What you are asked to do
Give the data below again exactly as it stands. Omit the pictures.

Data provided
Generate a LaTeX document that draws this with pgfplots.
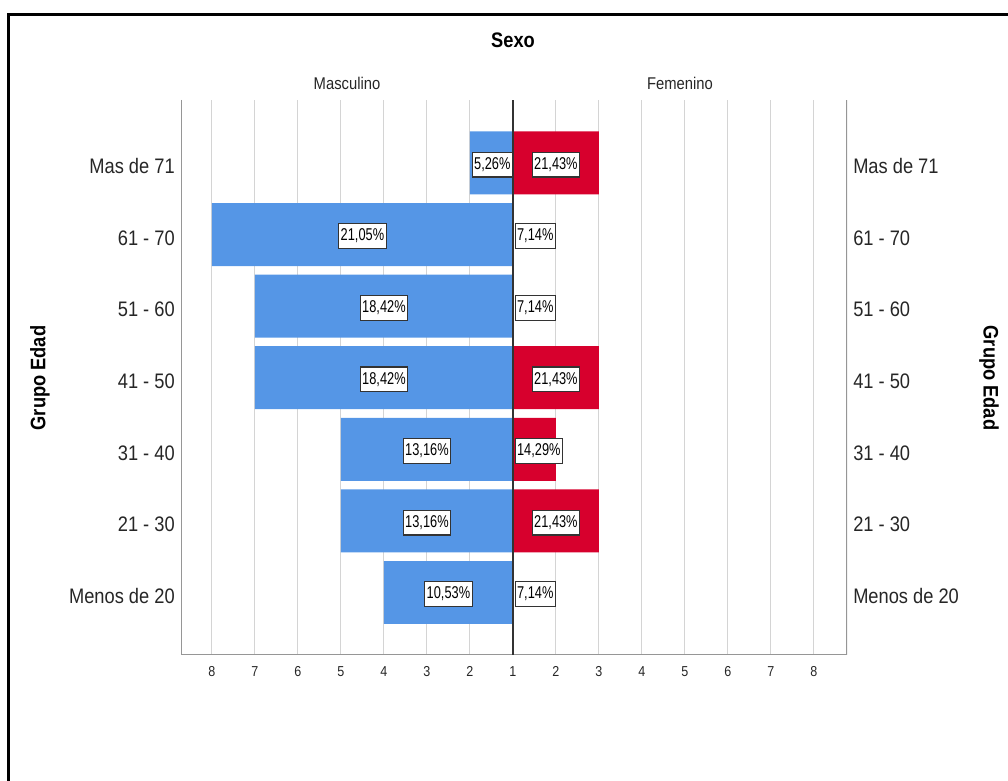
\documentclass[border=0pt]{standalone}
\usepackage{fontspec}
\setmainfont{Liberation Sans}[FakeStretch=0.87]
\newfontfamily\labfont{Liberation Sans}[FakeStretch=0.75]
\usepackage{pgfplots}
\pgfplotsset{compat=1.18}
\definecolor{barblue}{RGB}{85,150,230}
\definecolor{barred}{RGB}{215,0,45}
\definecolor{gridgray}{RGB}{212,212,212}
\definecolor{axgray}{RGB}{150,150,150}
\tikzset{
  lab/.style={draw=black!80, fill=white, line width=0.9pt, inner xsep=1.5pt, inner ysep=3.4pt,
    text height=9.4pt, text depth=2.4pt, yshift=-1.2pt,
    font=\labfont\fontsize{12.8}{14}\selectfont, text=black},
}
\pgfplotsset{
  pyr/.style={
    at={(135.75pt,94.5pt)}, anchor=south west,
    scale only axis, width=499.5pt, height=416.25pt,
    xmin=-7.72, xmax=7.77, ymin=-0.873, ymax=6.88,
    axis line style={draw=none},
    major tick length=0pt,
    ytick={0,...,6},
    yticklabels={Menos de 20, 21 - 30, 31 - 40, 41 - 50, 51 - 60, 61 - 70, Mas de 71},
    y tick label style={font=\fontsize{15.75}{18}\selectfont, text=black!85, inner sep=0pt, yshift=-2.6pt},
    yticklabel shift=4.5pt,
    /pgf/number format/assume math mode=true,
  },
}
\begin{document}
\begin{tikzpicture}
\path[use as bounding box] (0,0) rectangle (756pt,585.75pt);
\draw[line width=1.6pt] (6.4pt,-2pt) -- (6.4pt,574.9pt) -- (760pt,574.9pt);
\begin{axis}[pyr,
  xtick={-7,...,7},
  xticklabels={8,7,6,5,4,3,2,1,2,3,4,5,6,7,8},
  x tick label style={font=\fontsize{10.8}{12}\selectfont, text=black!85, inner sep=0pt},
  xticklabel shift=8.2pt,
  xmajorgrids, major grid style={gridgray, line width=0.75pt},
]
% Masculino (bars from the centre)
\addplot[xbar, bar width=0.88, bar shift=0pt, fill=barblue, draw=none] coordinates {
 (-3,0) (-4,1) (-4,2) (-6,3) (-6,4) (-7,5) (-1,6)};
% Femenino
\addplot[xbar, bar width=0.88, bar shift=0pt, fill=barred, draw=none] coordinates {
 (0,0) (2,1) (1,2) (2,3) (0,4) (0,5) (2,6)};
\draw[axgray, line width=0.8pt] (rel axis cs:0,1) -- (rel axis cs:0,0) -- (rel axis cs:1,0) -- (rel axis cs:1,1);
\draw[black!80, line width=1.2pt] (axis cs:0,-0.873) -- (axis cs:0,6.88);
% centred labels
\addplot[draw=none, mark=none, nodes near coords, point meta=explicit symbolic,
  every node near coord/.append style={lab, anchor=center}] coordinates {
 (-1.5,0) [10,53\%] (-2,1) [13,16\%] (-2,2) [13,16\%] (-3,3) [18,42\%]
 (-3,4) [18,42\%] (-3.5,5) [21,05\%] (-0.48,6) [5,26\%]
 (1,1) [21,43\%] (1,3) [21,43\%] (1,6) [21,43\%]};
% labels starting at the centre line
\addplot[draw=none, mark=none, nodes near coords, point meta=explicit symbolic,
  every node near coord/.append style={lab, anchor=west, xshift=1.2pt}] coordinates {
 (0,0) [7,14\%] (0,2) [14,29\%] (0,4) [7,14\%] (0,5) [7,14\%]};
\end{axis}
\begin{axis}[pyr, xtick=\empty, yticklabel pos=right]
\addplot[draw=none, mark=none] coordinates {(0,0) (0,6)};
\end{axis}
\begin{scope}[x=0.75pt, y=-0.75pt, yshift=585.75pt]
\node[font=\bfseries\fontsize{15.75}{18}\selectfont] at (513,40) {Sexo};
\node[font=\fontsize{12.75}{15}\selectfont, text=black!85] at (347,83) {Masculino};
\node[font=\fontsize{12.75}{15}\selectfont, text=black!85] at (680,83) {Femenino};
\node[rotate=90, font=\bfseries\fontsize{15.75}{18}\selectfont] at (40,378) {Grupo Edad};
\node[rotate=-90, font=\bfseries\fontsize{15.75}{18}\selectfont] at (989,378) {Grupo Edad};
\end{scope}
\end{tikzpicture}
\end{document}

Result of the exercise
Generate a LaTeX document that draws this with pgfplots.
\documentclass[border=0pt]{standalone}
\usepackage{fontspec}
\setmainfont{Liberation Sans}[FakeStretch=0.87]
\newfontfamily\labfont{Liberation Sans}[FakeStretch=0.75]
\usepackage{pgfplots}
\pgfplotsset{compat=1.18}
\definecolor{barblue}{RGB}{85,150,230}
\definecolor{barred}{RGB}{215,0,45}
\definecolor{gridgray}{RGB}{212,212,212}
\definecolor{axgray}{RGB}{150,150,150}
\tikzset{
  lab/.style={draw=black!80, fill=white, line width=0.9pt, inner xsep=1.5pt, inner ysep=3.4pt,
    text height=9.4pt, text depth=2.4pt, yshift=-1.2pt,
    font=\labfont\fontsize{12.8}{14}\selectfont, text=black},
}
\pgfplotsset{
  pyr/.style={
    at={(135.75pt,94.5pt)}, anchor=south west,
    scale only axis, width=499.5pt, height=416.25pt,
    xmin=-7.72, xmax=7.77, ymin=-0.873, ymax=6.88,
    axis line style={draw=none},
    major tick length=0pt,
    ytick={0,...,6},
    yticklabels={Menos de 20, 21 - 30, 31 - 40, 41 - 50, 51 - 60, 61 - 70, Mas de 71},
    y tick label style={font=\fontsize{15.75}{18}\selectfont, text=black!85, inner sep=0pt, yshift=-2.6pt},
    yticklabel shift=4.5pt,
    /pgf/number format/assume math mode=true,
  },
}
\begin{document}
\begin{tikzpicture}
\path[use as bounding box] (0,0) rectangle (756pt,585.75pt);
\draw[line width=1.6pt] (6.4pt,-2pt) -- (6.4pt,574.9pt) -- (760pt,574.9pt);
\begin{axis}[pyr,
  xtick={-7,...,7},
  xticklabels={8,7,6,5,4,3,2,1,2,3,4,5,6,7,8},
  x tick label style={font=\fontsize{10.8}{12}\selectfont, text=black!85, inner sep=0pt},
  xticklabel shift=8.2pt,
  xmajorgrids, major grid style={gridgray, line width=0.75pt},
]
% Masculino (bars from the centre)
\addplot[xbar, bar width=0.88, bar shift=0pt, fill=barblue, draw=none] coordinates {
 (-3,0) (-4,1) (-4,2) (-6,3) (-6,4) (-7,5) (-1,6)};
% Femenino
\addplot[xbar, bar width=0.88, bar shift=0pt, fill=barred, draw=none] coordinates {
 (0,0) (2,1) (1,2) (2,3) (0,4) (0,5) (2,6)};
\draw[axgray, line width=0.8pt] (rel axis cs:0,1) -- (rel axis cs:0,0) -- (rel axis cs:1,0) -- (rel axis cs:1,1);
\draw[black!80, line width=1.2pt] (axis cs:0,-0.873) -- (axis cs:0,6.88);
% centred labels
\addplot[draw=none, mark=none, nodes near coords, point meta=explicit symbolic,
  every node near coord/.append style={lab, anchor=center}] coordinates {
 (-1.5,0) [10,53\%] (-2,1) [13,16\%] (-2,2) [13,16\%] (-3,3) [18,42\%]
 (-3,4) [18,42\%] (-3.5,5) [21,05\%] (-0.48,6) [5,26\%]
 (1,1) [21,43\%] (1,3) [21,43\%] (1,6) [21,43\%]};
% labels starting at the centre line
\addplot[draw=none, mark=none, nodes near coords, point meta=explicit symbolic,
  every node near coord/.append style={lab, anchor=west, xshift=1.2pt}] coordinates {
 (0,0) [7,14\%] (0,2) [14,29\%] (0,4) [7,14\%] (0,5) [7,14\%]};
\end{axis}
\begin{axis}[pyr, xtick=\empty, yticklabel pos=right]
\addplot[draw=none, mark=none] coordinates {(0,0) (0,6)};
\end{axis}
\begin{scope}[x=0.75pt, y=-0.75pt, yshift=585.75pt]
\node[font=\bfseries\fontsize{15.75}{18}\selectfont] at (513,40) {Sexo};
\node[font=\fontsize{12.75}{15}\selectfont, text=black!85] at (347,83) {Masculino};
\node[font=\fontsize{12.75}{15}\selectfont, text=black!85] at (680,83) {Femenino};
\node[rotate=90, font=\bfseries\fontsize{15.75}{18}\selectfont] at (40,378) {Grupo Edad};
\node[rotate=-90, font=\bfseries\fontsize{15.75}{18}\selectfont] at (989,378) {Grupo Edad};
\end{scope}
\end{tikzpicture}
\end{document}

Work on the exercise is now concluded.